Ce que je demande à la communauté internationale, c’est de nous aider, pas de nous vendre des armes.
Ces élections sont souhaitées par l’ONU comme première étape vers la paix. En Libye, la population en rêve, mais sans y croire. Pour les Libyens et Libyennes, la communauté internationale ne fait qu'attiser le conflit depuis une décennie.
Rami, 18 ans, prend le soleil sur un banc, pour oublier l’espace d’un instant que lui aussi a perdu sa maison. "Ce que je demande à la communauté internationale, c’est de nous aider, pas de nous vendre des armes comme elle le fait! De nous aider à relancer notre économie, à développer nos infrastructures. Le processus de négociation? Je ne pense pas qu’il aboutira à quoi que ce soit."

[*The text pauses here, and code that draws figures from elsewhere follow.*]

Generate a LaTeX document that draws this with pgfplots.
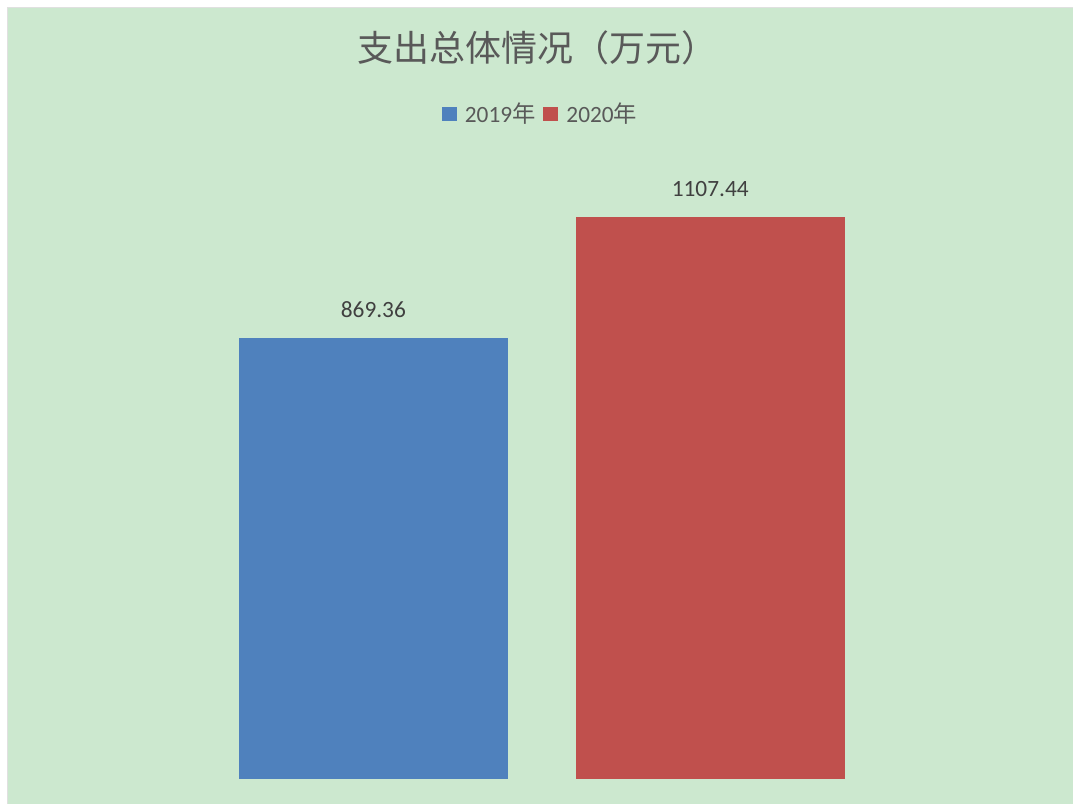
\documentclass[border=0pt]{standalone}
\usepackage{pgfplots}
\pgfplotsset{compat=1.18}
\usepackage{fontspec}
\setmainfont{Carlito}
\newfontfamily\cjk{Noto Sans CJK SC}
\definecolor{bg}{HTML}{CCE8CF}
\definecolor{cblue}{HTML}{4F81BD}
\definecolor{cred}{HTML}{C0504D}
\definecolor{ttl}{HTML}{595959}
\definecolor{lbl}{HTML}{404040}
\begin{document}
\begin{tikzpicture}
% page and background (1px = 0.75pt)
\fill[white] (0pt,0pt) rectangle (804.75pt,603pt);
\fill[bg] (5.25pt,0pt) rectangle (804.75pt,597.75pt);
\draw[black!12, line width=0.6pt] (5.25pt,0pt) -- (5.25pt,597.75pt) -- (804.75pt,597.75pt);
\begin{axis}[
  at={(0pt,18.75pt)}, anchor=south west,
  scale only axis,
  width=804.75pt, height=584.25pt,
  xmin=0, xmax=1073, ymin=0, ymax=1535.3,
  axis lines=none,
  clip=false,
  ybar, bar width=201.75pt, bar shift=0pt,
  title={\cjk 支出总体情况（万元）},
  title style={at={(axis cs:538,1426)}, anchor=center, font=\fontsize{27}{30}\selectfont, text=ttl, inner sep=0pt},
  nodes near coords,
  point meta=explicit symbolic,
  nodes near coords style={anchor=base, yshift=15.5pt, font=\fontsize{17.5}{20}\selectfont, text=lbl, inner sep=0pt},
  legend columns=2,
  legend style={at={(axis cs:541,1310.6)}, anchor=center, draw=none, fill=none,
    font=\fontsize{17.5}{20}\selectfont, text=ttl,
    /tikz/every odd column/.append style={column sep=4pt},
    /tikz/every even column/.append style={column sep=4pt}},
  legend image code/.code={\fill[#1] (0pt,-5.6pt) rectangle (11.25pt,5.6pt);},
]
\addplot[fill=cblue, draw=none] coordinates {(373.5,869.36) [869.36]};
\addlegendentry{2019\cjk 年}
\addplot[fill=cred, draw=none] coordinates {(710.5,1107.44) [1107.44]};
\addlegendentry{2020\cjk 年}
\end{axis}
\end{tikzpicture}
\end{document}
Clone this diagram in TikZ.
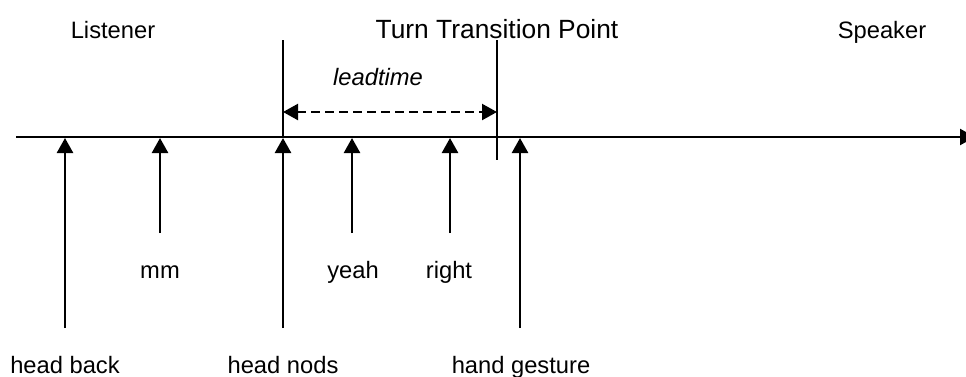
\documentclass[tikz,border=0pt]{standalone}
\usepackage{fontspec}
\setmainfont{Liberation Sans}
\usetikzlibrary{arrows.meta}
\tikzset{
  lbl/.style={inner sep=0pt, anchor=base, font=\fontsize{13.5}{16}\selectfont},
  ttplbl/.style={inner sep=0pt, anchor=base, font=\fontsize{15}{18}\selectfont},
  tick/.style={line width=0.03cm},
  cue/.style={line width=0.05cm, -{Triangle[width=0.32cm,length=0.3cm]}},
}
\begin{document}
\begin{tikzpicture}
                    \useasboundingbox (0,0) rectangle (19.32,7.52);

                    % Labels on top
                    \node[lbl] (listener) at (2.26,6.76) {Listener};
                    \node[ttplbl] (ttp) at (9.94,6.76) {Turn Transition Point};
                    \node[lbl] (speaker) at (17.64,6.76) {Speaker};

                    % Time line
                    \coordinate (tstart) at (0.32,4.78);
                    \coordinate (tend) at (19.5,4.78);
                    \draw [line width=0.045cm, -{Triangle[width=0.32cm,length=0.3cm]}] (tstart) -- (tend);

                    % Drawing line head nods (start of lead time)
                    \coordinate (lttop) at (5.66,6.72);
                    \coordinate (ltbot) at (5.66,4.78);
                    \draw [tick] (lttop) -- (ltbot);

                    % Drawing line turn transition point
                    \coordinate (ttptop) at (9.94,6.72);
                    \coordinate (ttpbot) at (9.94,4.32);
                    \draw [tick] (ttptop) -- (ttpbot);

                    % Lead time
                    \coordinate (lta) at (5.66,5.28);
                    \coordinate (ltb) at (9.94,5.28);
                    \draw [line width=0.045cm, dashed, dash pattern=on 0.18cm off 0.1cm,
                           {Triangle[width=0.32cm,length=0.3cm]}-{Triangle[width=0.32cm,length=0.3cm]}] (lta) -- (ltb);
                    \node[lbl] (leadtime) at (7.56,5.82) {\itshape leadtime};

                    % Cue labels
                    \node[lbl] (headback) at (1.3,0.06) {head back};
                    \node[lbl] (mm) at (3.2,1.96) {mm};
                    \node[lbl] (headnods) at (5.66,0.06) {head nods};
                    \node[lbl] (yeah) at (7.06,1.96) {yeah};
                    \node[lbl] (right) at (8.98,1.96) {right};
                    \node[lbl] (handgesture) at (10.42,0.06) {hand gesture};

                    % Cue arrows
                    \coordinate (hbA) at (1.3,0.96);   \coordinate (hbB) at (1.3,4.76);
                    \coordinate (mmA) at (3.2,2.86);   \coordinate (mmB) at (3.2,4.76);
                    \coordinate (hnA) at (5.66,0.96);  \coordinate (hnB) at (5.66,4.76);
                    \coordinate (yeA) at (7.04,2.86);  \coordinate (yeB) at (7.04,4.76);
                    \coordinate (riA) at (9.0,2.86);   \coordinate (riB) at (9.0,4.76);
                    \coordinate (hgA) at (10.4,0.96);  \coordinate (hgB) at (10.4,4.76);
                    \draw [cue] (hbA) -- (hbB);
                    \draw [cue] (mmA) -- (mmB);
                    \draw [cue] (hnA) -- (hnB);
                    \draw [cue] (yeA) -- (yeB);
                    \draw [cue] (riA) -- (riB);
                    \draw [cue] (hgA) -- (hgB);
\end{tikzpicture}
\end{document}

A Tripoli, la population sait combien le cessez-le-feu actuel ne tient qu’à un fil. Alors, tant qu’il est respecté, les gens respirent. "Dites dans vos reportages qu’on veut la paix". En Libye, même les miliciens sont épuisés par la guerre.
Maurine Mercier / mh
Méfiance vis-à-vis de la communauté internationale
La Libye vient de se doter d’un nouveau gouvernement. L’ONU table sur des élections en décembre et les négociations se font principalement à Genève.
Les Libyens restent cependant sceptiques face à ce processus, perçu comme une ingérence des membres les plus influents de l’ONU comme la Russie, la France et la Turquie. Alors que l’ONU demande des élections, certains de ses membres financent des mercenaires sur place.
Ensuite, alors que l'ONU a imposé un embargo sur les armes, ces dernières n'ont jamais autant afflué dans le pays, atteignant une dizaine d'armes par habitant.
Finalement, toutes les tentatives onusiennes ont échoué ces dix dernières années. Dans le meilleur des cas, elles n’ont rien résolu. Trop souvent, elles ont même attisé le conflit.
Alors que les Libyens applaudissaient l'intervention internationale en 2011, ils condamnent aujourd'hui ces puissances étrangères qui agiraient en Libye pour leurs intérêts propres et non pour le pays.